**THE REQUEST:** The required output is the block of lines from the line with "Rebuild this chart" to the line with "400, 450, 500];", endpoints included and pictures omitted.

[Source code of charts]
--- --- ---

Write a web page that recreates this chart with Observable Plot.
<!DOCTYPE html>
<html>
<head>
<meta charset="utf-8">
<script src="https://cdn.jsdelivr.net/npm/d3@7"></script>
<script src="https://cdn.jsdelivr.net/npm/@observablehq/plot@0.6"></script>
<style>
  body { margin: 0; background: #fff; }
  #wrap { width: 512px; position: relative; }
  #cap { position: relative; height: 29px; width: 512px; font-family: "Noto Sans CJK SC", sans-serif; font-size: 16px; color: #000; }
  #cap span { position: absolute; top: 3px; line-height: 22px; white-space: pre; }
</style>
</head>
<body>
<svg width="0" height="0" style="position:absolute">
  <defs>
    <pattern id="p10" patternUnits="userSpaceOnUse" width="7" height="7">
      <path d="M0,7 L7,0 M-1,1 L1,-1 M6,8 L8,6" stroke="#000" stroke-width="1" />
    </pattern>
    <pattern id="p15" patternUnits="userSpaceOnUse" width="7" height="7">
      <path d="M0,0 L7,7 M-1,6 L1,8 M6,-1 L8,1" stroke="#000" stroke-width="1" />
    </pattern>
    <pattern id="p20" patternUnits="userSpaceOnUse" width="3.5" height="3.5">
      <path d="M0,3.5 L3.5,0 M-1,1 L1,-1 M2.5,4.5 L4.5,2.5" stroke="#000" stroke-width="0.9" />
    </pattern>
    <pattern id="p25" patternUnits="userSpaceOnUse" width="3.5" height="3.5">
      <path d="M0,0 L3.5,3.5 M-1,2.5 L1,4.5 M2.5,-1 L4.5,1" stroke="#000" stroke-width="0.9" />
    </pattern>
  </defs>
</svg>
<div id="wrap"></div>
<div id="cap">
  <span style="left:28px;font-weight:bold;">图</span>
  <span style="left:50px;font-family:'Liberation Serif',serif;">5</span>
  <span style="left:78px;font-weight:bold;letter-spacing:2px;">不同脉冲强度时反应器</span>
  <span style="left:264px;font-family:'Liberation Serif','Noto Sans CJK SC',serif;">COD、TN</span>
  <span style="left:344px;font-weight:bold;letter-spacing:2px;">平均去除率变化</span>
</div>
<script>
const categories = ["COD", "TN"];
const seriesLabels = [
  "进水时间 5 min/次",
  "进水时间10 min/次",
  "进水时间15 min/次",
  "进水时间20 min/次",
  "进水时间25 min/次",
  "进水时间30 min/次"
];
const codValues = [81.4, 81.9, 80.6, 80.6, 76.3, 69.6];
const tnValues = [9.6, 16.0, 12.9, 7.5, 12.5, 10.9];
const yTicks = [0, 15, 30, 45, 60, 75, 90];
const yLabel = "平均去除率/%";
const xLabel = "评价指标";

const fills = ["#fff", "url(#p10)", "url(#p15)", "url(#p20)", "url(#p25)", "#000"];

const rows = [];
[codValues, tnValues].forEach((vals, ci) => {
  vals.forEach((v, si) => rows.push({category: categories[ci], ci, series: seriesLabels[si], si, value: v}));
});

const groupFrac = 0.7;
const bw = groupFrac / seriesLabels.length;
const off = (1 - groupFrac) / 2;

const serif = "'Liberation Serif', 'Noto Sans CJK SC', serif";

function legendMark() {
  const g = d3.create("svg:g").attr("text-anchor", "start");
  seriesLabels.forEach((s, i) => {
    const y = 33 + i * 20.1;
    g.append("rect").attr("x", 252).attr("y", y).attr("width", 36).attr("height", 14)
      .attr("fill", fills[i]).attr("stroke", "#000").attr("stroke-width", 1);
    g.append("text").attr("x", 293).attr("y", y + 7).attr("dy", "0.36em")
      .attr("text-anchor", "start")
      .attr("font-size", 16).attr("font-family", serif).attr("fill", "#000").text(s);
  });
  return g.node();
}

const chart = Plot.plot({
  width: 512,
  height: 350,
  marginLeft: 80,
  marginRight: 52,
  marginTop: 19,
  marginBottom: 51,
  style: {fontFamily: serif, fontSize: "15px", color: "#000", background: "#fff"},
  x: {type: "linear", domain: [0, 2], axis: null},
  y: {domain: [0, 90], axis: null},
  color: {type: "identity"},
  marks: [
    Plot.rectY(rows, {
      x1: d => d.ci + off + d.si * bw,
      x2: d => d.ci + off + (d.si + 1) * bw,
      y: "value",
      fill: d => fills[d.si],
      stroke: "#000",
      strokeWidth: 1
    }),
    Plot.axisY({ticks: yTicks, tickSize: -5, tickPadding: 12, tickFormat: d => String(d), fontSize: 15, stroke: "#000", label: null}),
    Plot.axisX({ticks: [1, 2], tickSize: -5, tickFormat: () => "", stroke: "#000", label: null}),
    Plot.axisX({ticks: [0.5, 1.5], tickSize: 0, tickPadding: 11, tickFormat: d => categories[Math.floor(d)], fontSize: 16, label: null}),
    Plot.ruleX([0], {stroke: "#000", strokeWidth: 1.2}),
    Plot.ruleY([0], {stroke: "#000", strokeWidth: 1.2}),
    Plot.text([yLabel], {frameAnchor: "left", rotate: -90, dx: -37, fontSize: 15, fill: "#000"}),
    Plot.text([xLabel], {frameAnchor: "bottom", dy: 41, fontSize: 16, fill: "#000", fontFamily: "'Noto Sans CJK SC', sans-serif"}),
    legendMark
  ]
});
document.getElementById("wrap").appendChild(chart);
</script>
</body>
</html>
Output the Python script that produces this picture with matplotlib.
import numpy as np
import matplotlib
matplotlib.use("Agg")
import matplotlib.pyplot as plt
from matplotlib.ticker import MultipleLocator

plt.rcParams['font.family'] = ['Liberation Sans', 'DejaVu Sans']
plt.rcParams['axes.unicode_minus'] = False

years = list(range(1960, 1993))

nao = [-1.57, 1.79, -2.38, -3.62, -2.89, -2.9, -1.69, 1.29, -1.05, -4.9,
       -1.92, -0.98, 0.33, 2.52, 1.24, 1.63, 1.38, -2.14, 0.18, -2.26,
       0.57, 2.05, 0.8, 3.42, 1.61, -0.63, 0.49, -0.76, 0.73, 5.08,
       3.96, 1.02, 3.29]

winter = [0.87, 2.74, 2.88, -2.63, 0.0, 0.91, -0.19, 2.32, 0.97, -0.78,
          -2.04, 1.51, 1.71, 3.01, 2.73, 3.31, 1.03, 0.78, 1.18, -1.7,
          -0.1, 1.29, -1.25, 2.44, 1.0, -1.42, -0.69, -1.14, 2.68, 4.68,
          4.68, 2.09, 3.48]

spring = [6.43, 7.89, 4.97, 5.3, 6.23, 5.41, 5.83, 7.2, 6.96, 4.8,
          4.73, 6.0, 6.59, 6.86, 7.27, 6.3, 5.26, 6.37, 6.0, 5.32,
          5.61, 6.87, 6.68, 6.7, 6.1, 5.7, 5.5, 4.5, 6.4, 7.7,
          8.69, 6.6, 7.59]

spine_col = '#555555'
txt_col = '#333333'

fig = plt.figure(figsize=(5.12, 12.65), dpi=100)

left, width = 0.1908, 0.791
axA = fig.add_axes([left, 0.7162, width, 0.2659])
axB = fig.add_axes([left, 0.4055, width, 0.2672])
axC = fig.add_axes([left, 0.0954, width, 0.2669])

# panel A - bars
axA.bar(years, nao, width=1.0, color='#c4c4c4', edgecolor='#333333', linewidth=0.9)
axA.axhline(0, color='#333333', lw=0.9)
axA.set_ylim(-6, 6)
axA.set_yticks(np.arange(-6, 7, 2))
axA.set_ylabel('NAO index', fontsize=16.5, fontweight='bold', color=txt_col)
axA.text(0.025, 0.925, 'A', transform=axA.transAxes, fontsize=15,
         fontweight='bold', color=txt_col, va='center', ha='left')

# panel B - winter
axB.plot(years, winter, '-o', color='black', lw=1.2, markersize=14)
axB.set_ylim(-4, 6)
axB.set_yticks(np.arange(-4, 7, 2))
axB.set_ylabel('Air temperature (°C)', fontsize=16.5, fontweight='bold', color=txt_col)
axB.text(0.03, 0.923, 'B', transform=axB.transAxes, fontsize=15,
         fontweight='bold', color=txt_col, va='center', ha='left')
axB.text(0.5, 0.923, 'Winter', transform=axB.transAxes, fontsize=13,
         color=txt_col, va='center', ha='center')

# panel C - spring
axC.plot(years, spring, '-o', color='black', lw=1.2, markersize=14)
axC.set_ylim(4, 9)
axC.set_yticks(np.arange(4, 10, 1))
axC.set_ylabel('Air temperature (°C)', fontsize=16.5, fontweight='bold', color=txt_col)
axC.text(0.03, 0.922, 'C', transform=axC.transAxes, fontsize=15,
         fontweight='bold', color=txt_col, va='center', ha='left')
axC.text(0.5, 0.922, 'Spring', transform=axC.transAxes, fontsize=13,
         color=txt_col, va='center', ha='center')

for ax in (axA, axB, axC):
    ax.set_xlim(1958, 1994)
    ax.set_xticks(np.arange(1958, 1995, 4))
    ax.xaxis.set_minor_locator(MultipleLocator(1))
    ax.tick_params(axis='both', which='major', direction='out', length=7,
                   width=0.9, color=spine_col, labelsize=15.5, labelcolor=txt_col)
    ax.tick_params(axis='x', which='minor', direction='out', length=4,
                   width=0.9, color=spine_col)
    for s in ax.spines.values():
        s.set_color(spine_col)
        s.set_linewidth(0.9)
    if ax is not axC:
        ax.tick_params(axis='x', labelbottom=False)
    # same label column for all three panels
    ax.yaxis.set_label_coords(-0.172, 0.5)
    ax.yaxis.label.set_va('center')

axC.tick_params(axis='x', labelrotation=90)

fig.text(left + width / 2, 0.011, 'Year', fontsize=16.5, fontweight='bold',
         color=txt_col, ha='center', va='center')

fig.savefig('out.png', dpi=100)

--- --- ---

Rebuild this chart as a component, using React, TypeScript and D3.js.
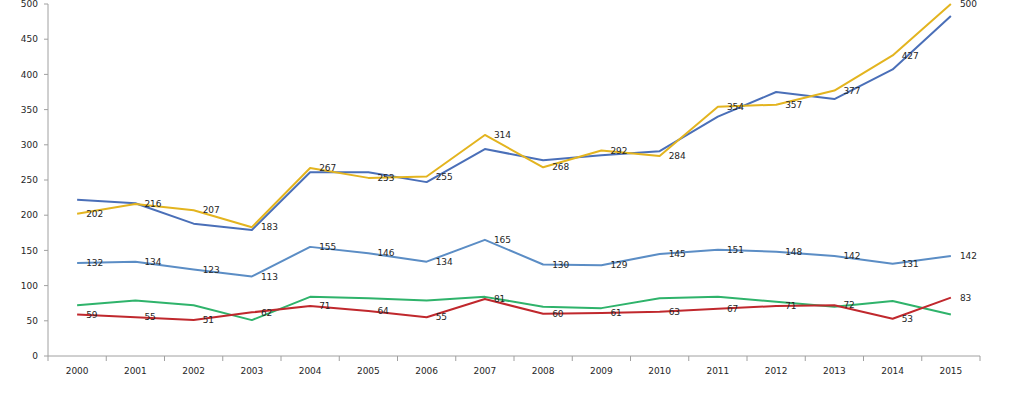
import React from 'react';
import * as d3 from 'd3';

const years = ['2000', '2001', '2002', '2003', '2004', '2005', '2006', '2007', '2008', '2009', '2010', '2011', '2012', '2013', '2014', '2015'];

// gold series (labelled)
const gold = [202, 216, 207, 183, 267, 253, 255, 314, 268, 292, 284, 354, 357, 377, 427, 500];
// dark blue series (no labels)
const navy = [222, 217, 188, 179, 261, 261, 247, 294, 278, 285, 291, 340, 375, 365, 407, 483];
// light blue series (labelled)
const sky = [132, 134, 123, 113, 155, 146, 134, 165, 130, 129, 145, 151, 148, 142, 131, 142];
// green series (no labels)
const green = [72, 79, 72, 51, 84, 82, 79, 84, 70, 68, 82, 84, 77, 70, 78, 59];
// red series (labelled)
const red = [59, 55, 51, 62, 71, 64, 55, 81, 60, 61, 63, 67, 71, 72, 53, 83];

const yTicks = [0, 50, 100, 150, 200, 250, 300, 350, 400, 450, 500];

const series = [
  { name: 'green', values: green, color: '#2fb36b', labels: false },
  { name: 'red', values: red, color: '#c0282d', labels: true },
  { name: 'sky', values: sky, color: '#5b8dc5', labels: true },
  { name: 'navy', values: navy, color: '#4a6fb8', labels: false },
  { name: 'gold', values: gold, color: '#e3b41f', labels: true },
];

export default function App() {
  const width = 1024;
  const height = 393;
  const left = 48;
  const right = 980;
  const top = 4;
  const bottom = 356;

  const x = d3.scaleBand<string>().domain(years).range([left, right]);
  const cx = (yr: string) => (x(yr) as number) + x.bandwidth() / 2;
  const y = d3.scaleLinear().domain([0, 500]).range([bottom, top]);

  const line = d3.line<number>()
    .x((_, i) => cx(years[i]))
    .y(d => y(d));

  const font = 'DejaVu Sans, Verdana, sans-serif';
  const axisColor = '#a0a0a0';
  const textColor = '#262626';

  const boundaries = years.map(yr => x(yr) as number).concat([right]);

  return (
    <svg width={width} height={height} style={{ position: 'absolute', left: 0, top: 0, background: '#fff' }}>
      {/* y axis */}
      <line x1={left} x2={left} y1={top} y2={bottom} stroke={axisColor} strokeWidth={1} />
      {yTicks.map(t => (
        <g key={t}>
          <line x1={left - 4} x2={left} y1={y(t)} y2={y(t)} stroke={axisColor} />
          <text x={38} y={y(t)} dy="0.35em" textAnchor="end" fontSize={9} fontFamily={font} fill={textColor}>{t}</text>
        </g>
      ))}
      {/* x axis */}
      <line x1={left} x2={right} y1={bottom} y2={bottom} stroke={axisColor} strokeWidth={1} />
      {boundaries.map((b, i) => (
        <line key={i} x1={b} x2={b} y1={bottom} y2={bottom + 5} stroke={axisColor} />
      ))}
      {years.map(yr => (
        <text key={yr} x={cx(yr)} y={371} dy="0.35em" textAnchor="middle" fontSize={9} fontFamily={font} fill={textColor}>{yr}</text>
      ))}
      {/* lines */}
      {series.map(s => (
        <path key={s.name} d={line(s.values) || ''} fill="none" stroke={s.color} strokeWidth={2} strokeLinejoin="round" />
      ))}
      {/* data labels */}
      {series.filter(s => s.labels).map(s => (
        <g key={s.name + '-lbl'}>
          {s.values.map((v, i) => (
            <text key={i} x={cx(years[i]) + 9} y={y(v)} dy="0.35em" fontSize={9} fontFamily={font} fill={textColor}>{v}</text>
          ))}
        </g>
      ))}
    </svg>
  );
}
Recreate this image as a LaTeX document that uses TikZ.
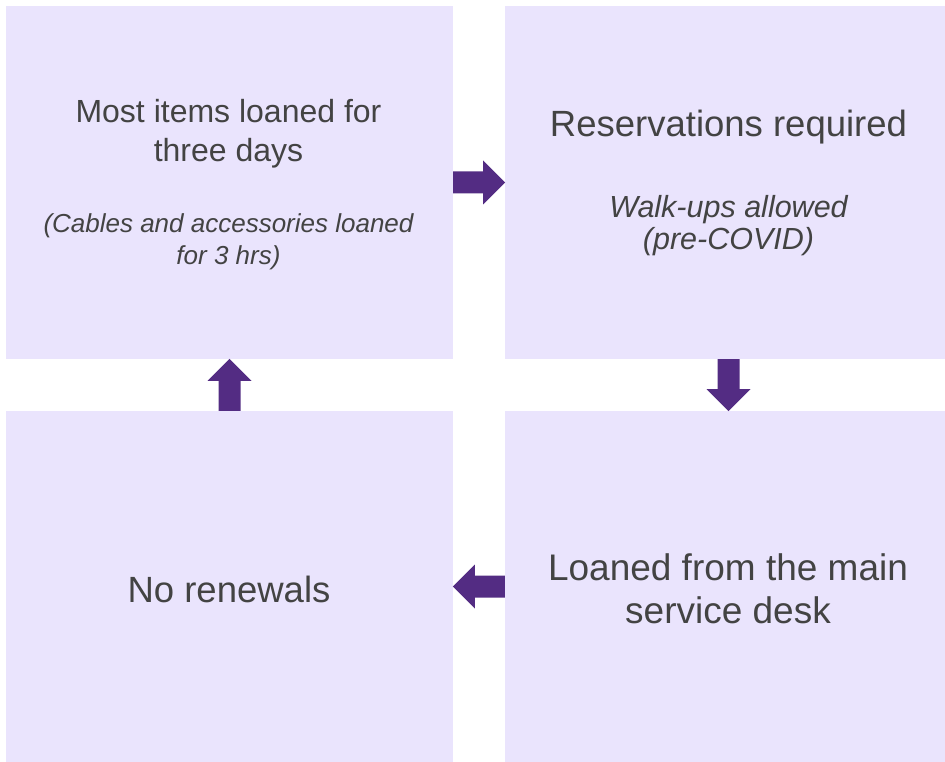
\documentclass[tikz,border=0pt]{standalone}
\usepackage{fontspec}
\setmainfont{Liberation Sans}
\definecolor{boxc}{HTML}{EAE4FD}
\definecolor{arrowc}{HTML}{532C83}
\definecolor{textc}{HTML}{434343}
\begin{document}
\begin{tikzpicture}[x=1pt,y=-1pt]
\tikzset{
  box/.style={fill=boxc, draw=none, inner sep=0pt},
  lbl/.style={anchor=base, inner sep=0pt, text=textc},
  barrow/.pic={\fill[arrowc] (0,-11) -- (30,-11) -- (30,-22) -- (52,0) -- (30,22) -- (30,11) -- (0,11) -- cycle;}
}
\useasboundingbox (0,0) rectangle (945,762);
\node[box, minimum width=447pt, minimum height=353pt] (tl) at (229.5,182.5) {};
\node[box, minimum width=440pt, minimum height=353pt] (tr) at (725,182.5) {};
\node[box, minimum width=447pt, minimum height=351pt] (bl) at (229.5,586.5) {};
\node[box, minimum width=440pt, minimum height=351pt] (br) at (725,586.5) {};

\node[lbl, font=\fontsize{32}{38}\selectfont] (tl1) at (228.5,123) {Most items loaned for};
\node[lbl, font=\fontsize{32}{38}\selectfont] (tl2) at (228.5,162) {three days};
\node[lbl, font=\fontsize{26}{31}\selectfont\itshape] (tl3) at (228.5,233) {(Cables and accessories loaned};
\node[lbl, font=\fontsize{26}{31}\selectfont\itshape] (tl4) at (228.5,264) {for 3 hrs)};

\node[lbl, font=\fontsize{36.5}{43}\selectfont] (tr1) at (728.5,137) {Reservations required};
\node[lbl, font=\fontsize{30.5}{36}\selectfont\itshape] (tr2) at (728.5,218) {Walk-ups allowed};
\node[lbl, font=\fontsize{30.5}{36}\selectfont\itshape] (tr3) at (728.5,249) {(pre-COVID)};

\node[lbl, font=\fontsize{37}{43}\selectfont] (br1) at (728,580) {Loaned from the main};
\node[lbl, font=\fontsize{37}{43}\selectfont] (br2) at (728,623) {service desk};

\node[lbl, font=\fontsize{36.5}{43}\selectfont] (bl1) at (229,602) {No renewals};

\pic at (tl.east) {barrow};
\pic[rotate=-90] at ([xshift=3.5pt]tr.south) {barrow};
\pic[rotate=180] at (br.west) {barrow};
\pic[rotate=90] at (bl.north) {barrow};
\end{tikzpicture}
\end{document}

--- --- ---

**RESPONSE TO THIS EXERCISE:**
Rebuild this chart as a component, using React, TypeScript and D3.js.
import React from 'react';
import * as d3 from 'd3';

const years = ['2000', '2001', '2002', '2003', '2004', '2005', '2006', '2007', '2008', '2009', '2010', '2011', '2012', '2013', '2014', '2015'];

// gold series (labelled)
const gold = [202, 216, 207, 183, 267, 253, 255, 314, 268, 292, 284, 354, 357, 377, 427, 500];
// dark blue series (no labels)
const navy = [222, 217, 188, 179, 261, 261, 247, 294, 278, 285, 291, 340, 375, 365, 407, 483];
// light blue series (labelled)
const sky = [132, 134, 123, 113, 155, 146, 134, 165, 130, 129, 145, 151, 148, 142, 131, 142];
// green series (no labels)
const green = [72, 79, 72, 51, 84, 82, 79, 84, 70, 68, 82, 84, 77, 70, 78, 59];
// red series (labelled)
const red = [59, 55, 51, 62, 71, 64, 55, 81, 60, 61, 63, 67, 71, 72, 53, 83];

const yTicks = [0, 50, 100, 150, 200, 250, 300, 350, 400, 450, 500];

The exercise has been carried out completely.